• [TASK GOAL] Within the entries below, please return exactly the lines from the one with "Reproduce this chart with Plotly." through the one with "import plotly.graph_objects as go", leaving out any pictures.

• [MATERIALS PROVIDED]
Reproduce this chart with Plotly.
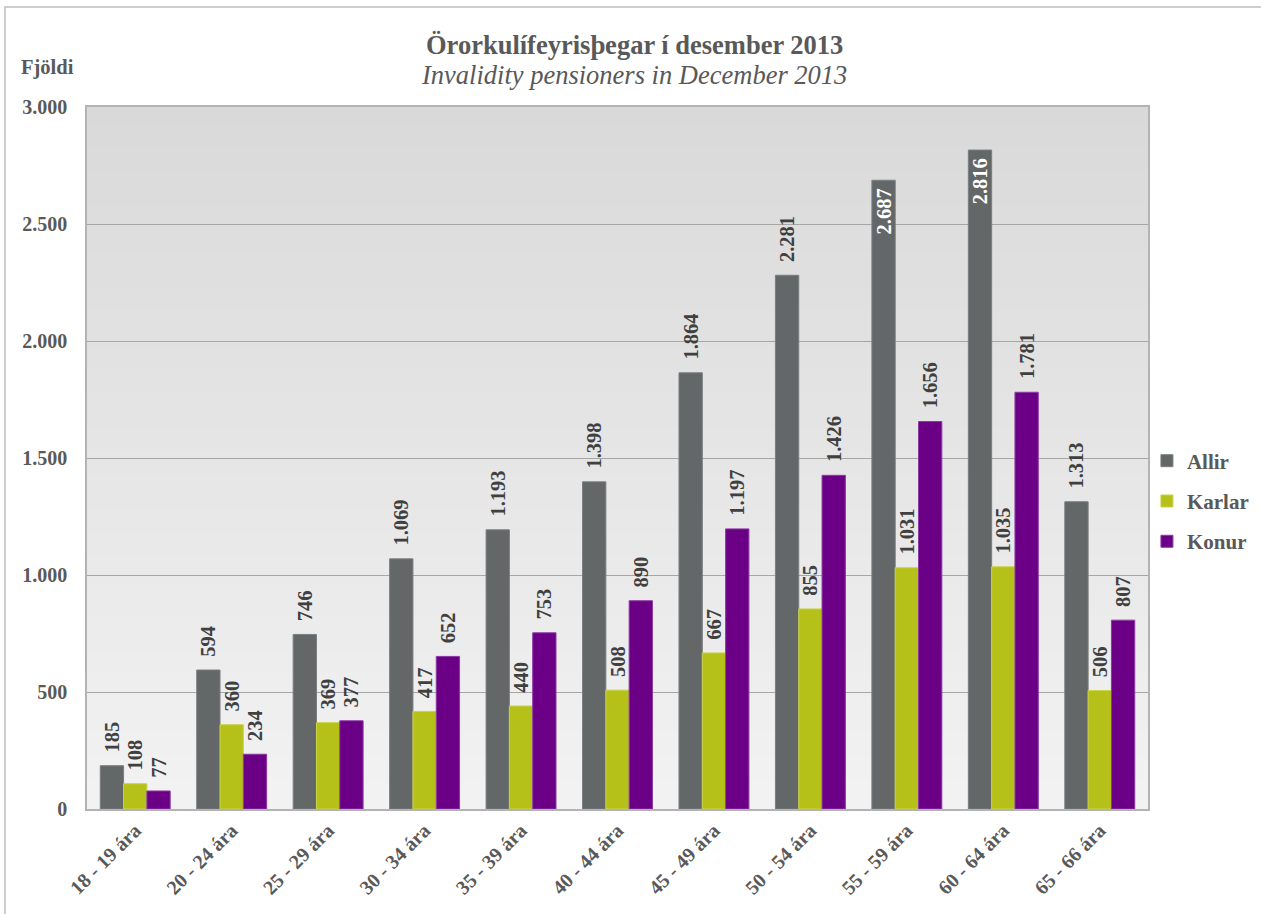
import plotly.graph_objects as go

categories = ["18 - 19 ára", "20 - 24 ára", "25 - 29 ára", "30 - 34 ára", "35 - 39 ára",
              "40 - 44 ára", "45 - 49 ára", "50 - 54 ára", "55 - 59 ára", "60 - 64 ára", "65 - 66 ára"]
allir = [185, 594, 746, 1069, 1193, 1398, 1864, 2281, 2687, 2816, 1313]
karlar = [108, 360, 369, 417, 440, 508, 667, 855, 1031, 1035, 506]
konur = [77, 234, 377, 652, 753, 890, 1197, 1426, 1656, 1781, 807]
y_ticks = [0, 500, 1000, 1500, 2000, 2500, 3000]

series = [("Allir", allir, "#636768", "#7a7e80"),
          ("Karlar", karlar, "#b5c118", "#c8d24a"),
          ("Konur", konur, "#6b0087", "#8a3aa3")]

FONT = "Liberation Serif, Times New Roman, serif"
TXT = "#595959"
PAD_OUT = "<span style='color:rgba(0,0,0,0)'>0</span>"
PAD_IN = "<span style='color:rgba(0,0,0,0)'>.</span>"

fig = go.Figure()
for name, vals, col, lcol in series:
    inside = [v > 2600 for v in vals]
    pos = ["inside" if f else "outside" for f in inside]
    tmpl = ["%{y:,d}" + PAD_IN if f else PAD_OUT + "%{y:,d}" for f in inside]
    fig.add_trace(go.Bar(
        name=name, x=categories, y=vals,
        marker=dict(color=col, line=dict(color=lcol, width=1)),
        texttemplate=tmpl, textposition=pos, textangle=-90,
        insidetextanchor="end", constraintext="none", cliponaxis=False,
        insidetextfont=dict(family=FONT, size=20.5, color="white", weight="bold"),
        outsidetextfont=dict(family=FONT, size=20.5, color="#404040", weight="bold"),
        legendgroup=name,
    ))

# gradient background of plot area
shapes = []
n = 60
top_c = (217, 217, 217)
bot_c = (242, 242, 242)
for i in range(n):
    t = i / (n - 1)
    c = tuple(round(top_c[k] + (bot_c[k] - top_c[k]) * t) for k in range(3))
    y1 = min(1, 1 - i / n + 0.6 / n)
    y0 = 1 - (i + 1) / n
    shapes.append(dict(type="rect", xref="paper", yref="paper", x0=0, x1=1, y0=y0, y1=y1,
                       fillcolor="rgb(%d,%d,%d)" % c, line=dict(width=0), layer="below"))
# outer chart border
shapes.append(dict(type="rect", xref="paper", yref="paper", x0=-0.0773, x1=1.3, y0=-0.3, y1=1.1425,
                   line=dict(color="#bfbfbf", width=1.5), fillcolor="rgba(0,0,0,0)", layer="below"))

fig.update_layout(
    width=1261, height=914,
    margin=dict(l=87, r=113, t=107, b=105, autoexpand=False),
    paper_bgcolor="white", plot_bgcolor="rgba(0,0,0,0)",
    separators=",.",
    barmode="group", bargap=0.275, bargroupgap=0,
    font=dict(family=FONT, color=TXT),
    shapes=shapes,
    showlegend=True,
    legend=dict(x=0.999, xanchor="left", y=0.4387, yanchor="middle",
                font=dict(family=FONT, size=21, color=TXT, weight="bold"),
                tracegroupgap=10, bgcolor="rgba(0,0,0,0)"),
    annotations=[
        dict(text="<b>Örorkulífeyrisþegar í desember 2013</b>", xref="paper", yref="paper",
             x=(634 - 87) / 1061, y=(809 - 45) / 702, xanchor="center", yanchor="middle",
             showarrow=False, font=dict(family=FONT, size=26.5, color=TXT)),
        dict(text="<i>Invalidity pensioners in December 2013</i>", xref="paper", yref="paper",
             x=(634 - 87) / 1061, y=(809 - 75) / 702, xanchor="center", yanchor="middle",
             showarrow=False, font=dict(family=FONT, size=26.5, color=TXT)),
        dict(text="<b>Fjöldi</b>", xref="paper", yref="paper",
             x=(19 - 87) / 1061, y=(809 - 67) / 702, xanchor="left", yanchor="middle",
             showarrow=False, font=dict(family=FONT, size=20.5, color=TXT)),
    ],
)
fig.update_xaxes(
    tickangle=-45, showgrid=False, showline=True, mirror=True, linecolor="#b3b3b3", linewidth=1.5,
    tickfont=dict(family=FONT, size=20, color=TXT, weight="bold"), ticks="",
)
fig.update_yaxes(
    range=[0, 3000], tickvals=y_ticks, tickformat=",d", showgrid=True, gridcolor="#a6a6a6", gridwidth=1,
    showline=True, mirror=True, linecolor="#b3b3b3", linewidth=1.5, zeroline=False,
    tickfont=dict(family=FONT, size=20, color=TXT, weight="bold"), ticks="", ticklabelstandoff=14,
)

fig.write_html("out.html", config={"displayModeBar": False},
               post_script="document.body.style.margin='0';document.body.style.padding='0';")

...

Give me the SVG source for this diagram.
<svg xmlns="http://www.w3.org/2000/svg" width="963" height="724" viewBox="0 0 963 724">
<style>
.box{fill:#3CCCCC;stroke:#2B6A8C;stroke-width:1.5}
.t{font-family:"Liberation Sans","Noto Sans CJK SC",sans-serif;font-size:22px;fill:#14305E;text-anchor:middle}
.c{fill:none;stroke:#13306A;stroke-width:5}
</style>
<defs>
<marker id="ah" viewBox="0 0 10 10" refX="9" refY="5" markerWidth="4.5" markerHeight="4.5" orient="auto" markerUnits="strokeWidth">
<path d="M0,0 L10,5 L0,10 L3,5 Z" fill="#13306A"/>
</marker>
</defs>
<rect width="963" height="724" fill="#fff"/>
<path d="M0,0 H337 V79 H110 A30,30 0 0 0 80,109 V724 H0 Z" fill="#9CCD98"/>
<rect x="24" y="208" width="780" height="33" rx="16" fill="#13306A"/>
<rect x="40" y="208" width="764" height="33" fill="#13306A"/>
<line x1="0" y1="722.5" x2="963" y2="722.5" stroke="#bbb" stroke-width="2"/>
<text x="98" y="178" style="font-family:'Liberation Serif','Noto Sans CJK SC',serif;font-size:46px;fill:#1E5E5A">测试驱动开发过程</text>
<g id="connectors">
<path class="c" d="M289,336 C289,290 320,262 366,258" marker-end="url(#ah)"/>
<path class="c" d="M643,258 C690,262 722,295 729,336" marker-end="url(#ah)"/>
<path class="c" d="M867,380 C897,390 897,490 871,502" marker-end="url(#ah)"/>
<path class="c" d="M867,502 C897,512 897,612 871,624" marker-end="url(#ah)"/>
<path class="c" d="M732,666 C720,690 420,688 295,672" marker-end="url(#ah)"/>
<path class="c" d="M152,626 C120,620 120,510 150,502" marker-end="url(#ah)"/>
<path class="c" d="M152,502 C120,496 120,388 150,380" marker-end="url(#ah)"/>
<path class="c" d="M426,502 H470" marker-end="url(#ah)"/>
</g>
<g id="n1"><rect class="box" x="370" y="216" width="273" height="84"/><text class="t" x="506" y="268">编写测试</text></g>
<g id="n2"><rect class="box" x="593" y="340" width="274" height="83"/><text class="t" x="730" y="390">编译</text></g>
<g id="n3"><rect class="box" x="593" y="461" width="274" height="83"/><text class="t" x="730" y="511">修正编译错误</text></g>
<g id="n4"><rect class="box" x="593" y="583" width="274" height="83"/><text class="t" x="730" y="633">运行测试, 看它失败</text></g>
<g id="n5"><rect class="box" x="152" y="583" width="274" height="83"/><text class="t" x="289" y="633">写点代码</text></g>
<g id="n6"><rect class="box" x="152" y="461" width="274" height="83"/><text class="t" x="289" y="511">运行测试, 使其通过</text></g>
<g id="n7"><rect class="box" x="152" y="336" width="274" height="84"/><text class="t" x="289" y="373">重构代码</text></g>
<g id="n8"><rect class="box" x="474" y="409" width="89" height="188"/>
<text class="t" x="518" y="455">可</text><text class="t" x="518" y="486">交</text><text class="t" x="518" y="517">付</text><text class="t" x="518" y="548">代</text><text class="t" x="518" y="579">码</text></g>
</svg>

• [TASK OUTPUT]
Reproduce this chart with Plotly.
import plotly.graph_objects as go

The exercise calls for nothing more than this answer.